Cyprus was one of 11 European countries which, alongside the European Union, pledged a total of €41.7 million worth of what was described by the European Commission as “new contribution agreements” for the Palestinian authority.

The funds will be channelled through Pegase, the EU’s mechanism through which it offers financial support for the Palestinian people, which was created in 2008, with Cyprus being joined by Belgium, Denmark, France, Greece, Ireland, Italy, the Netherlands, Portugal, Spain, and Switzerland in Monday’s agreement.

According to the commission, the funds will be directed to the Palestinian authority alongside a total of €310m which has been committed by the commission itself for the period covering this year and next year.

It added that a total of €3.8 billion has been donated to the Palestinian authority since Pegase was created, before explaining that Pegase has “high standards of control”, while also contributing to “the considerable reduction of transaction costs for financial support to the Palestinian authority”.

It also allows for increased transparency and effectiveness of international contributions to the Palestinian authority,” it said.

The pledging of funds through Pegase comes alongside the launch of the “Team Gaza initiative”, a plan for the disbursement of almost €900m worth of financial contributions which the commission says will “support early recovery actions in various sectors, to the benefit of civilians in Gaza”.

The initiative’s launch was led by European Mediterranean Commissioner Dubravka Suica, with the launch being attended by Foreign Minister Constantinos Kombos in his capacity as the foreign minister of one of the EU’s 27 member states.

According to the commission, the initiative has been launched by itself, alongside the governments of Belgium, Denmark, Finland, France, Germany, Italy, Japan, the Netherlands, Norway, Spain, Sweden, Switzerland, and the United Kingdom, as well as the European Investment Bank and the World Bank.

In addition, it said, “more countries, including Australia and Canada, have expressed interest and are expected to join”.

It said the initiative is rooted in the joint assessment of the “rapid damage and needs” of Gaza which was released by the EU, the United Nations, and the World Bank in April, with that assessment finding that the reconstruction of Gaza will require US$71.4bn (€62.6bn) over the next decade, of which US$26.3bn (€23.1bn) must be spent by the end of next year.

The initiative, it said, is “intended to coordinate early recovery projects in Gaza to address the restoration of basic services for the population”, including “water and sanitation infrastructure, debris and solid waste management and removal, and restoring health, energy, agriculture and food systems”.

Following the initiative’s launch, Suica said that the EU “has the political commitment, the partnerships and the financial tools to contribute to Gaza’s early recovery”.

“Through the Team Gaza initiative we will launch concrete projects that will restore essential services and improve people’s daily lives.
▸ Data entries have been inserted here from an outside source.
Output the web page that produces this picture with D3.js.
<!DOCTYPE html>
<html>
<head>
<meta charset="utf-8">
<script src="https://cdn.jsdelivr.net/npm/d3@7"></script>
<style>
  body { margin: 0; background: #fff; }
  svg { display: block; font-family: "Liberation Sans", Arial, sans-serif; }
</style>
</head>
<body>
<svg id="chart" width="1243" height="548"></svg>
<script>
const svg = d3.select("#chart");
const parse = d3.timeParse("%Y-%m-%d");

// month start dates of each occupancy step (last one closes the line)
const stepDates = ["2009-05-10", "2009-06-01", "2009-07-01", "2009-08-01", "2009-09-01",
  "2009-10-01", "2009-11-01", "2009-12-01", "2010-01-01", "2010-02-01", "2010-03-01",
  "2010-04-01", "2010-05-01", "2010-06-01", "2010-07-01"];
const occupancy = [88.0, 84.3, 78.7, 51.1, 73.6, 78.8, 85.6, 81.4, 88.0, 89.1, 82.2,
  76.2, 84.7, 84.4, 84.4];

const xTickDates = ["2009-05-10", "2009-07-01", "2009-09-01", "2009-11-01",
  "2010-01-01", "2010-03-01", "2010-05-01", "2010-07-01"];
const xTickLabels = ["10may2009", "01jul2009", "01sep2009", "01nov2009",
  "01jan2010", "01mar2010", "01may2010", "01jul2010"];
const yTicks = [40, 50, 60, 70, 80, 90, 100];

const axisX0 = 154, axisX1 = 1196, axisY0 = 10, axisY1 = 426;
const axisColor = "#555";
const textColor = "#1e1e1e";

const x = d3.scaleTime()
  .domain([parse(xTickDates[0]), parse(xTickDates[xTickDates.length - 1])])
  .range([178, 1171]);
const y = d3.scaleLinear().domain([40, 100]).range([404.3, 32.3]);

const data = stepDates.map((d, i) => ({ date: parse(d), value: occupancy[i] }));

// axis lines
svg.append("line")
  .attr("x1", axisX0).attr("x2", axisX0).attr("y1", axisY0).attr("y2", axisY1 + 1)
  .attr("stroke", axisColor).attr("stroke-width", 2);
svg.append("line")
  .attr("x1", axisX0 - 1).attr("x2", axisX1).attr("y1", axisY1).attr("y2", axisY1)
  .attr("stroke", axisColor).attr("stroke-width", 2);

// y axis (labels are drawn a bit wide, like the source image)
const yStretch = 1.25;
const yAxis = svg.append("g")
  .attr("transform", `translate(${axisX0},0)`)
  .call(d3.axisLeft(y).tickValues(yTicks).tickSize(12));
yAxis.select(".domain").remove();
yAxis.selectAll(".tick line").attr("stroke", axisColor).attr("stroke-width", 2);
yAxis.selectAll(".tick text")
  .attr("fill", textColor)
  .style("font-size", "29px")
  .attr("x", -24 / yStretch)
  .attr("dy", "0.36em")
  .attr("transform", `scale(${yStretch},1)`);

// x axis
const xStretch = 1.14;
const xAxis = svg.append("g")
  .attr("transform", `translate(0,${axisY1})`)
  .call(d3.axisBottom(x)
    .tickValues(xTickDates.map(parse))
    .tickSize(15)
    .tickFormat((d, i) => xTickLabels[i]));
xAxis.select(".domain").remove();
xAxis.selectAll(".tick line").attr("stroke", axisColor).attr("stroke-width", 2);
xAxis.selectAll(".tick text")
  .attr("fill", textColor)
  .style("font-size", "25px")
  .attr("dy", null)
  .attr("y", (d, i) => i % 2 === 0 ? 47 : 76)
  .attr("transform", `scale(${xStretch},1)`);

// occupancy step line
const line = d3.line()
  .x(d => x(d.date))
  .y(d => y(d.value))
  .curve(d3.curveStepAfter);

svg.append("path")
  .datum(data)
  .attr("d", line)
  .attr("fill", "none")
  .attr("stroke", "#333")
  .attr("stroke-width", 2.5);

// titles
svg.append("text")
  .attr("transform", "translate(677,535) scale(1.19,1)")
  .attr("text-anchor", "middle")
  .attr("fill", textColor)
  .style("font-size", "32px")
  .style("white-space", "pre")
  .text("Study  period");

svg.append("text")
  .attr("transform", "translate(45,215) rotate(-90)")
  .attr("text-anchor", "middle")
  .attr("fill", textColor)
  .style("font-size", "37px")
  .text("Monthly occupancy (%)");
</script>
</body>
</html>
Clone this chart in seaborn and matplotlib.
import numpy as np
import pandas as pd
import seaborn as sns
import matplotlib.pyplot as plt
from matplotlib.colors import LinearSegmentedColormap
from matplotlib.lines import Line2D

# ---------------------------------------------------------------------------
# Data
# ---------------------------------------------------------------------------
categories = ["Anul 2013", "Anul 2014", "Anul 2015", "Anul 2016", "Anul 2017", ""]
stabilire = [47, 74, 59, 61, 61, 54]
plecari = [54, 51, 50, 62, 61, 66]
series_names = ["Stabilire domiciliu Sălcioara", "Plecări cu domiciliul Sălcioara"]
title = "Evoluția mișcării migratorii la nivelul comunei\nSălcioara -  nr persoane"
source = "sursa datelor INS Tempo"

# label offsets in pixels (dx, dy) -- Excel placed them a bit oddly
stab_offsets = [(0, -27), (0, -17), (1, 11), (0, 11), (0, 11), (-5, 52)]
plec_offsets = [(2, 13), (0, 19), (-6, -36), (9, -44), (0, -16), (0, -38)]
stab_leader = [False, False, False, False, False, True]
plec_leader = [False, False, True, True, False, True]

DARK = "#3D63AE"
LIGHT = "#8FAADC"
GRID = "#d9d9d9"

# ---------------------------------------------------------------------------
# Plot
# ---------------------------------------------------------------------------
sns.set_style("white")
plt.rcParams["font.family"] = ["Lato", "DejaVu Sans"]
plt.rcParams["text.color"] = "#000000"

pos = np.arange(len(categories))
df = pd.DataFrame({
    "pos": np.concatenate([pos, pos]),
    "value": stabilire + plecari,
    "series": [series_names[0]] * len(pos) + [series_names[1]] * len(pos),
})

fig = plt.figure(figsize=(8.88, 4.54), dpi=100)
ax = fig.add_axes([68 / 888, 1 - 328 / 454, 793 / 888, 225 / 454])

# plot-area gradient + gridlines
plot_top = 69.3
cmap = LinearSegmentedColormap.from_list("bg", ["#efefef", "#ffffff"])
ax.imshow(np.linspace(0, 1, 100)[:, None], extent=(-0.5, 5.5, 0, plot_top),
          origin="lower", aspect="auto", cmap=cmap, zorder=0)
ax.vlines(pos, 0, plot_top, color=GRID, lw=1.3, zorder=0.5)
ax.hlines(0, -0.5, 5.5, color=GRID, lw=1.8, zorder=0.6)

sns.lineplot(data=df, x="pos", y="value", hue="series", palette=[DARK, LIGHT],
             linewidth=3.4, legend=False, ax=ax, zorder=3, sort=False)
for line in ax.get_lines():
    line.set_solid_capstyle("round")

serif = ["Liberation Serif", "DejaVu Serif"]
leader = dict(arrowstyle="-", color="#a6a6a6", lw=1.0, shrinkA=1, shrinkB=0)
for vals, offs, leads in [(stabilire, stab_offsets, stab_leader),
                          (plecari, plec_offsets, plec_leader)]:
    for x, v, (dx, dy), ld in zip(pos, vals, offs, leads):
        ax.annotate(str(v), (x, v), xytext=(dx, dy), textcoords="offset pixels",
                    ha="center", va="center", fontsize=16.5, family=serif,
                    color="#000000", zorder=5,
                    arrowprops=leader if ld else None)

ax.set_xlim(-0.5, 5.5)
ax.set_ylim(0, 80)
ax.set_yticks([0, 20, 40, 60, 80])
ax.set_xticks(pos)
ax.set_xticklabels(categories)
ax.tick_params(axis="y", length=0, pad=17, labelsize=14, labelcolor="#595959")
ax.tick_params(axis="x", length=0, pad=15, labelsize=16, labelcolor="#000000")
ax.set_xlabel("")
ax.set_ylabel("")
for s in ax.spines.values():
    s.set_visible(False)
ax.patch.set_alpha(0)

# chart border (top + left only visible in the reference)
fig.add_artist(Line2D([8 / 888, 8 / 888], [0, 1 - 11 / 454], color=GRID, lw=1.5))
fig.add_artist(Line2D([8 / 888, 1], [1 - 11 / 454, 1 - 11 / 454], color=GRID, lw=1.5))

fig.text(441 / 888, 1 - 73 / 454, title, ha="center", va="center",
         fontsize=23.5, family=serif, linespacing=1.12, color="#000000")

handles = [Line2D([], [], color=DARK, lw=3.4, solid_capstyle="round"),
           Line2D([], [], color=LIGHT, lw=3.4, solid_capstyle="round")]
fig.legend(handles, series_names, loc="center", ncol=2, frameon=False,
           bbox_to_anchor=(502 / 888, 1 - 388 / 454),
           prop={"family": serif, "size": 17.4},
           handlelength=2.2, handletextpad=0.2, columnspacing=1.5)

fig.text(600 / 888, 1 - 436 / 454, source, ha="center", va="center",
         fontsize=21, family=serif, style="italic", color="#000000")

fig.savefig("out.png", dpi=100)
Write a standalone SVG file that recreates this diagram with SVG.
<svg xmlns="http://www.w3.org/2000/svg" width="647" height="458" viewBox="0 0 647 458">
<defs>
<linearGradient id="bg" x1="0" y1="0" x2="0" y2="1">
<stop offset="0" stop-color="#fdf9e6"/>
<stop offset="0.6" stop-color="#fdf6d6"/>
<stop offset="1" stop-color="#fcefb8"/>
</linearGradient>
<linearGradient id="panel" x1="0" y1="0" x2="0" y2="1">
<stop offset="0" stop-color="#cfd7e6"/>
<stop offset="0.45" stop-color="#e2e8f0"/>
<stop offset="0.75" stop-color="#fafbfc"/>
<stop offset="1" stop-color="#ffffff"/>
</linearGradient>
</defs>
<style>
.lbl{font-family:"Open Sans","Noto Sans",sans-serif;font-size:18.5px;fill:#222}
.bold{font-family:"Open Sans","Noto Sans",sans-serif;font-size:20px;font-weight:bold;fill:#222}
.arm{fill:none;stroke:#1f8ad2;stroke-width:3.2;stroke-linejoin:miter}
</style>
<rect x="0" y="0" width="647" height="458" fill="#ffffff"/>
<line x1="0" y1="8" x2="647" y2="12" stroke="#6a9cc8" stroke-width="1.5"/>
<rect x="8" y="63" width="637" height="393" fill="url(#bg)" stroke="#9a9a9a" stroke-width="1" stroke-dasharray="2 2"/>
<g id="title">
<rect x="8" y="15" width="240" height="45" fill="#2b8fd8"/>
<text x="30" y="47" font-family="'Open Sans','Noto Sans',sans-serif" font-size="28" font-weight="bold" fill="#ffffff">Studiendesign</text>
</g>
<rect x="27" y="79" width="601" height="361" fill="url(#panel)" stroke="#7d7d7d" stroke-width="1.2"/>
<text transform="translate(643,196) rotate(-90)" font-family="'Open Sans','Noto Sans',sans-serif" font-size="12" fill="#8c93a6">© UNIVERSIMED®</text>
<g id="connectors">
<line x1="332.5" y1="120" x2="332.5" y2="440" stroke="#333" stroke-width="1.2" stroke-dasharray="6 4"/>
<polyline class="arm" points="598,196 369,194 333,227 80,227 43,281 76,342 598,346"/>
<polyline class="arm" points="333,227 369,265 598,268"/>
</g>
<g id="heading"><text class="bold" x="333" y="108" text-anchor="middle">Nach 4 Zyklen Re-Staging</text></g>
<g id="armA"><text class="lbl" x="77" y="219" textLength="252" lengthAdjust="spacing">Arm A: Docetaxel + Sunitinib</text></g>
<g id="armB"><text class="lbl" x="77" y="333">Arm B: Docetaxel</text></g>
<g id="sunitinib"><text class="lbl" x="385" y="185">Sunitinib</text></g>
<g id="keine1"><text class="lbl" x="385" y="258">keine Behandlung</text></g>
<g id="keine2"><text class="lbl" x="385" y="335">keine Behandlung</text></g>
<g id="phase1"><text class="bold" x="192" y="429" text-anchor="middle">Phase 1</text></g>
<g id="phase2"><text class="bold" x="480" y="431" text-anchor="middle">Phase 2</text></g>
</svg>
Our objective is clear: to help build hope, resilience and a better future for the Palestinian people,” she said.

Likewise, the EU’s foreign affairs chief Kaja Kallas said that the bloc is “the most reliable and credible partner for the Palestinian people”, as well as being “the largest donor and the strongest supporter of a two-state solution”.

“To turn this into reality, the Palestinian authority must stick with reforms and strengthen its capacity to govern. The people of Gaza need sustained financial support to meet basic needs, recover and rebuild their lives,” she said.

She added that “ultimately, the building of a Palestinian state must be owned and led by the Palestinian people, but they need the backing of the international community”, and that “the many countries gathered in Brussels today show that this support is there”.